Hardware: RTX 4090, CUDA 12.4, driver 535.54.03, fixed 280 W power.
The numbers are repeatable—no marketing department was consulted.

7. Interoperability cheat-sheet

Framework	Tensor location	Zero-copy?	Notes
NumPy	host pinned	yes	falls back to CPU reference
CuPy	GPU	yes	same CUDA stream
PyTorch	GPU	yes	preserves autograd if tensor requires grad
Numba	GPU	yes	device functions inline

Memory layout must be contiguous C; otherwise a cheap copy is made automatically.

8. Typical pitfalls and quick fixes

Symptom	Cause	One-line cure
Result tensor all zeros	forgot to sync stream	`cp.cuda.get_current_stream().synchronize()`
Epilog compile error	captured a list	only pass scalars
Name-mangling fail	Numba < 0.58	`pip install -U numba`
ImportError on load	driver < 535.43	update GPU driver
Wrong wheel	CUDA 11 vs 12	check `nvcc --version` first

Debug mode:
export NVMATH_LOG=TRACE prints the exact cuBLASLt/cuFFT knob values chosen.

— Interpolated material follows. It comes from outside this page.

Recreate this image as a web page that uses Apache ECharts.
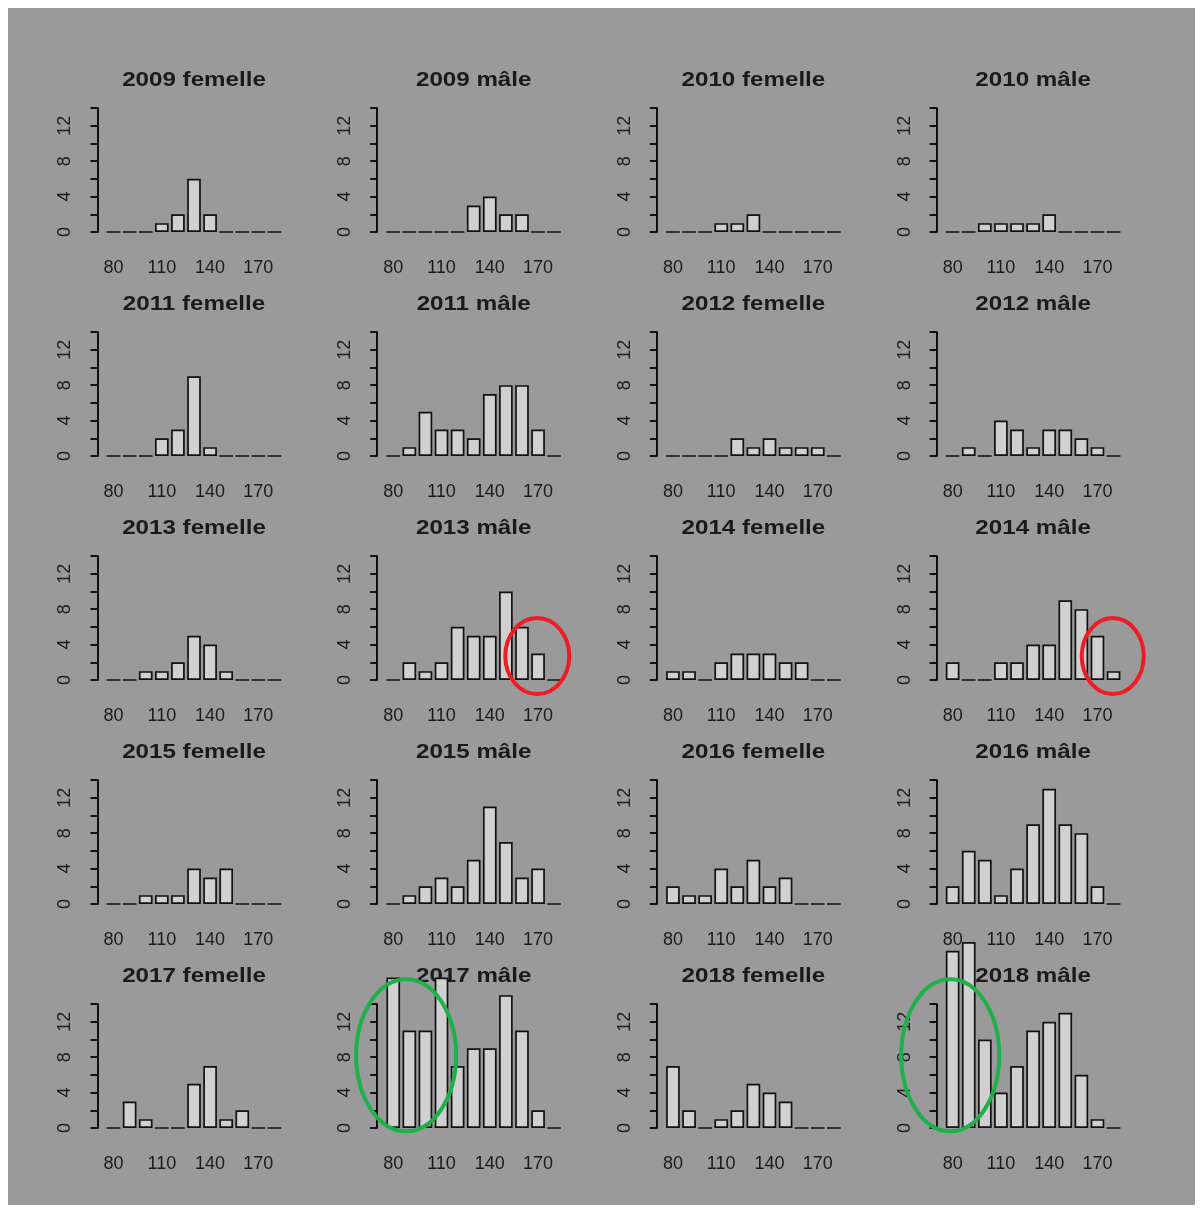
<!DOCTYPE html>
<html><head><meta charset="utf-8">
<script src="https://cdn.jsdelivr.net/npm/echarts@6/dist/echarts.min.js"></script>
<style>
html,body{margin:0;padding:0;background:#ffffff;}
#bg{position:absolute;left:8px;top:8px;width:1187px;height:1197px;background:#9a9a9a;}
#chart{position:absolute;left:0;top:0;width:1202px;height:1213px;}
</style></head><body>
<div id="bg"></div><div id="chart"></div>
<script>
// ---- data ----
const bins = ['80','90','100','110','120','130','140','150','160','170','180'];
const yTicks = [0, 4, 8, 12];
const f2009 = [0,0,0,1,2,6,2,0,0,0,0];
const m2009 = [0,0,0,0,0,3,4,2,2,0,0];
const f2010 = [0,0,0,1,1,2,0,0,0,0,0];
const m2010 = [0,0,1,1,1,1,2,0,0,0,0];
const f2011 = [0,0,0,2,3,9,1,0,0,0,0];
const m2011 = [0,1,5,3,3,2,7,8,8,3,0];
const f2012 = [0,0,0,0,2,1,2,1,1,1,0];
const m2012 = [0,1,0,4,3,1,3,3,2,1,0];
const f2013 = [0,0,1,1,2,5,4,1,0,0,0];
const m2013 = [0,2,1,2,6,5,5,10,6,3,0];
const f2014 = [1,1,0,2,3,3,3,2,2,0,0];
const m2014 = [2,0,0,2,2,4,4,9,8,5,1];
const f2015 = [0,0,1,1,1,4,3,4,0,0,0];
const m2015 = [0,1,2,3,2,5,11,7,3,4,0];
const f2016 = [2,1,1,4,2,5,2,3,0,0,0];
const m2016 = [2,6,5,1,4,9,13,9,8,2,0];
const f2017 = [0,3,1,0,0,5,7,1,2,0,0];
const m2017 = [17,11,11,17,7,9,9,15,11,2,0];
const f2018 = [7,2,0,1,2,5,4,3,0,0,0];
const m2018 = [20,21,10,4,7,11,12,13,6,1,0];

const titles = ['2009 femelle','2009 mâle','2010 femelle','2010 mâle',
  '2011 femelle','2011 mâle','2012 femelle','2012 mâle',
  '2013 femelle','2013 mâle','2014 femelle','2014 mâle',
  '2015 femelle','2015 mâle','2016 femelle','2016 mâle',
  '2017 femelle','2017 mâle','2018 femelle','2018 mâle'];
const series = [f2009,m2009,f2010,m2010,f2011,m2011,f2012,m2012,f2013,m2013,
  f2014,m2014,f2015,m2015,f2016,m2016,f2017,m2017,f2018,m2018];

// annotations: [panel index, bin position, value, rx, ry, color]
const marks = [
  [9, 8.95, 2.7, 32, 38, '#ee1c24'],
  [11, 9.95, 2.7, 31, 38, '#ee1c24'],
  [17, 0.8, 8.2, 50, 76, '#1fb04c'],
  [19, -0.15, 8.2, 49, 76, '#1fb04c']
];

// ---- layout ----
const FONT = '"Liberation Sans", Arial, Helvetica, sans-serif';
const INK = '#111111';
const colX0 = 105.5, colPitch = 279.7, gridW = 177;
const rowZero = 232, rowPitch = 224, gridH = 124;

const grid = [], xAxis = [], yAxis = [], ser = [], gtext = [];
series.forEach((d, i) => {
  const r = Math.floor(i / 4), c = i % 4;
  const left = colX0 + c * colPitch;
  const top = rowZero + r * rowPitch - gridH;
  grid.push({left: left, top: top, width: gridW, height: gridH, containLabel: false});
  xAxis.push({type: 'category', gridIndex: i, data: bins, boundaryGap: true,
    axisLine: {show: false}, axisTick: {show: false}, splitLine: {show: false},
    axisLabel: {interval: 2, margin: 27, fontSize: 18, color: '#1a1a1a', fontFamily: FONT}});
  yAxis.push({type: 'value', gridIndex: i, min: 0, max: 14, interval: 2, offset: 8,
    axisLine: {show: true, lineStyle: {color: INK, width: 2}},
    axisTick: {show: true, length: 7, lineStyle: {color: INK, width: 2}},
    splitLine: {show: false},
    axisLabel: {rotate: 90, margin: 23, fontSize: 18, color: '#1a1a1a', fontFamily: FONT,
      formatter: v => yTicks.indexOf(v) >= 0 ? String(v) : ''}});
  ser.push({type: 'bar', xAxisIndex: i, yAxisIndex: i, data: d, barCategoryGap: '15%',
    clip: false, silent: true,
    itemStyle: {color: '#d0d0d0', borderColor: INK, borderWidth: 1.7}});
  gtext.push({type: 'text', x: left + gridW / 2, y: top - 28, scaleX: 1.15, silent: true,
    style: {text: titles[i], align: 'center', verticalAlign: 'middle',
      font: 'bold 21px ' + FONT, fill: '#1a1a1a'}});
});

const chart = echarts.init(document.getElementById('chart'), null, {renderer: 'canvas'});
chart.setOption({animation: false, backgroundColor: 'transparent',
  grid: grid, xAxis: xAxis, yAxis: yAxis, series: ser});

const ells = marks.map(m => {
  const q = {xAxisIndex: m[0], yAxisIndex: m[0]};
  const base = Math.floor(m[1]);
  const i0 = Math.max(0, Math.min(bins.length - 2, base));
  const p0 = chart.convertToPixel(q, [i0, m[2]]);
  const p1 = chart.convertToPixel(q, [i0 + 1, m[2]]);
  const cx = p0[0] + (p1[0] - p0[0]) * (m[1] - i0);
  return {type: 'ellipse', silent: true, z: 100,
    shape: {cx: cx, cy: p0[1], rx: m[3], ry: m[4]},
    style: {fill: 'none', stroke: m[5], lineWidth: 4}};
});
chart.setOption({graphic: {elements: gtext.concat(ells)}});
</script></body></html>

9. Road-map (taken from the repo)

FP8 kernels for Hopper GPUs – beta in 0.3
NCCL multi-GPU batch GEMM – experimental branch public
Grace-Hopper unified-memory paths – planned
Windows wheel – community vote in progress

All issues are tracked publicly; pull requests receive T-shirt or cloud-credit rewards.

10. Licence and citation

Everything inside the repository is Apache 2.0.
If you use nvmath-python in research, the BibTeX recommended by NVIDIA is:

@misc{nvmathpython,
  title = {{nvmath-python: NVIDIA Math Libraries for the Python Ecosystem}},
  url  = {https://github.com/NVIDIA/nvmath-python},
  note = {Accessed: \today}
}

11. Take-away

nvmath-python does not try to replace CuPy, PyTorch or Numba.
It simply hands you the rest of the screwdriver set that was previously locked in the C++ toolbox:

keep your Python code
keep your arrays where they are
keep your sanity

Download it, rerun the snippets above, and you will have hard numbers—not promises—to decide whether your next project needs the extra 40 % speed or the extra weekend.